Interpretation "Wilhelm Meisters Lehrjahre" von Johann Wolfgang Goethe (Seite 4)

So sind es drei Gesellschaften – die Theatergesellschaft, die Adelsgesellschaft, die Turmgesellschaft –, die Wilhelm durchlaufen muss, um zur menschlichen Gesellschaft reif zu werden, um seinen Lehrbrief als 'Geselle' zu erhalten.

Übrigens ist die ebenso mysteriöse wie vernunftgeleitete Turmgesellschaft (ein Reflex der im 18. Jahrhundert überaus beliebten und einflußreichen Geheimbünde) als Gegenmodell zur Theatergesellschaft nicht der Weisheit letzter Schluss, was u. a. dadurch zum Ausdruck kommt, dass sie schließlich zu einer Art Versicherungsgesellschaft gegen Revolutionen degeneriert: "aus unserm guten alten Turm soll eine Sozietät ausgehen, die sich in alle Teile der Welt ausbreiten, in die man aus jedem Teile der Welt eintreten kann. Wir assekurieren uns untereinander unserer Existenz, auf einen einzigen Fall, daß eine Staatsrevolution den einen oder den andern von seinen Besitztümern völlig vertriebe."

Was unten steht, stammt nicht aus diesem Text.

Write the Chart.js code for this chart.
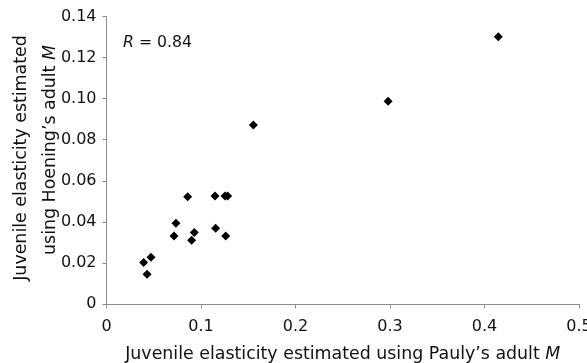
<!DOCTYPE html>
<html>
<head>
<meta charset="utf-8">
<script src="https://cdn.jsdelivr.net/npm/chart.js@4"></script>
<style>
  html, body { margin: 0; padding: 0; background: #fff; }
  canvas { display: block; }
</style>
</head>
<body>
<canvas id="elasticityChart" width="587" height="363"></canvas>
<script>
// Juvenile elasticity: Pauly's adult M (x) vs Hoening's adult M (y)
const paulyM = [0.4146, 0.298, 0.1554, 0.0859, 0.1148, 0.1254, 0.1282, 0.0735,
                0.0714, 0.0929, 0.0901, 0.1155, 0.1261, 0.0393, 0.0471, 0.0429];
const hoeningM = [0.1303, 0.0988, 0.0873, 0.0524, 0.0527, 0.0527, 0.0527, 0.0394,
                  0.0333, 0.0349, 0.0312, 0.0370, 0.0333, 0.0204, 0.0229, 0.0146];
const xTicks = [0, 0.1, 0.2, 0.3, 0.4, 0.5];
const yTicks = [0, 0.02, 0.04, 0.06, 0.08, 0.10, 0.12, 0.14];
const rValue = '0.84';

const FONT = '"DejaVu Sans", sans-serif';
const AXIS_GREY = '#8c8c8c';

// draws text pieces in a row, some of them italic
function drawMixed(ctx, parts, x, y, size, align) {
  const fontFor = p => (p.italic ? 'italic ' : '') + size + 'px ' + FONT;
  let total = 0;
  parts.forEach(p => { ctx.font = fontFor(p); total += ctx.measureText(p.text).width; });
  let cx = align === 'center' ? x - total / 2 : x;
  ctx.textAlign = 'left';
  ctx.textBaseline = 'alphabetic';
  parts.forEach(p => {
    ctx.font = fontFor(p);
    ctx.fillText(p.text, cx, y);
    cx += ctx.measureText(p.text).width;
  });
}

const labelsPlugin = {
  id: 'axisTitles',
  afterDraw(chart) {
    const ctx = chart.ctx;
    const area = chart.chartArea;
    ctx.save();
    ctx.fillStyle = '#111';
    const midX = (area.left + area.right) / 2;
    drawMixed(ctx, [{ text: 'Juvenile elasticity estimated using Pauly\u2019s adult ' }, { text: 'M', italic: true }],
      midX, 359.3, 17.4, 'center');

    ctx.save();
    ctx.translate(26, 158);
    ctx.rotate(-Math.PI / 2);
    drawMixed(ctx, [{ text: 'Juvenile elasticity estimated' }], 0, 0, 17.4, 'center');
    ctx.restore();

    ctx.save();
    ctx.translate(55, 150);
    ctx.rotate(-Math.PI / 2);
    drawMixed(ctx, [{ text: 'using Hoening\u2019s adult ' }, { text: 'M', italic: true }], 0, 0, 17.4, 'center');
    ctx.restore();

    drawMixed(ctx, [{ text: 'R', italic: true }, { text: ' = ' + rValue }], 123, 47, 15.7, 'left');
    ctx.restore();
  }
};

const points = paulyM.map((x, i) => ({ x: x, y: hoeningM[i] }));

new Chart(document.getElementById('elasticityChart').getContext('2d'), {
  type: 'scatter',
  data: {
    datasets: [{
      data: points,
      pointStyle: 'rectRot',
      pointRadius: 4.5,
      pointHoverRadius: 4.5,
      backgroundColor: '#000',
      borderColor: '#000',
      borderWidth: 0
    }]
  },
  options: {
    responsive: false,
    animation: false,
    layout: { padding: { top: 16.7, right: 8, left: 0, bottom: 0 } },
    plugins: { legend: { display: false }, tooltip: { enabled: false } },
    scales: {
      x: {
        type: 'linear',
        min: 0,
        max: 0.5,
        afterBuildTicks: scale => { scale.ticks = xTicks.map(v => ({ value: v })); },
        afterFit: scale => { scale.height = 58.7; scale.paddingLeft = 0; scale.paddingRight = 0; },
        grid: { drawOnChartArea: false, drawTicks: true, tickLength: 4, color: AXIS_GREY },
        border: { color: AXIS_GREY, width: 1 },
        ticks: {
          padding: 9,
          color: '#111',
          font: { family: FONT, size: 16 },
          callback: v => (v === 0 ? '0' : v.toFixed(1))
        }
      },
      y: {
        type: 'linear',
        min: 0,
        max: 0.14,
        afterBuildTicks: scale => { scale.ticks = yTicks.map(v => ({ value: v })); },
        afterFit: scale => { scale.width = 106.5; scale.paddingTop = 0; scale.paddingBottom = 0; },
        grid: { drawOnChartArea: false, drawTicks: true, tickLength: 4, color: AXIS_GREY },
        border: { color: AXIS_GREY, width: 1 },
        ticks: {
          padding: 6,
          color: '#111',
          font: { family: FONT, size: 16 },
          callback: v => (v === 0 ? '0' : v.toFixed(2))
        }
      }
    }
  },
  plugins: [labelsPlugin]
});
</script>
</body>
</html>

Erst Wilhelms Bekenntnis zur Verantwortung als Vater von Felix macht ihn zu einem Glied der menschlichen Gesellschaft. Die Bindung von Eltern zu Kindern ist aber zugleich deren ursprünglichste und natürlichste Form: "Heil dir, junger Mann! deine Lehrjahre sind vorüber, die Natur hat dich losgesprochen."

Bei diesem Prozess der 'Sozialisation' bleiben romantische Randfiguren wie Mignon und der Harfner auf der Strecke. Nicht umsonst ist Mignon die Frucht eines Inzests, eines der gesellschaftlich tabuisiertesten Vehältnisse; nicht umsonst verkörpert der Harfner in seiner autistischen Ich-Versunkenheit die 'Asozialität' der romantischen Philosophie und Kunst. Dabei darf der Harfner geradezu als Karikatur der die Romantik bestimmenden Ich-Philosophie Fichtes gelten, die das Ich absolut setzt und alle Erscheinungen nur als Projektionen des Subjekts auffasst: "Seit vielen Jahren hat er an nichts, was außer ihm war, den mindesten Anteil genommen, [...]. Bloß in sich gekehrt, betrachtete er sein hohles leeres Ich, das ihm als ein unendlicher Abgrund erschien. [...] Ich sehe nichts vor mir, nichts hinter mir, rief er aus, als eine unendliche Nacht, in der ich mich in der schrecklichsten Einsamkeit befinde. [...] Kein Strahl einer Gottheit erscheint mir in dieser Nacht, ich weine meine Tränen alle mir selbst und um mich selbst. Nichts ist mir grausamer als Freundschaft und Liebe; denn sie allein locken mir den Wunsch ab, daß die Erscheinungen, die mich umgeben, wirklich sein möchten."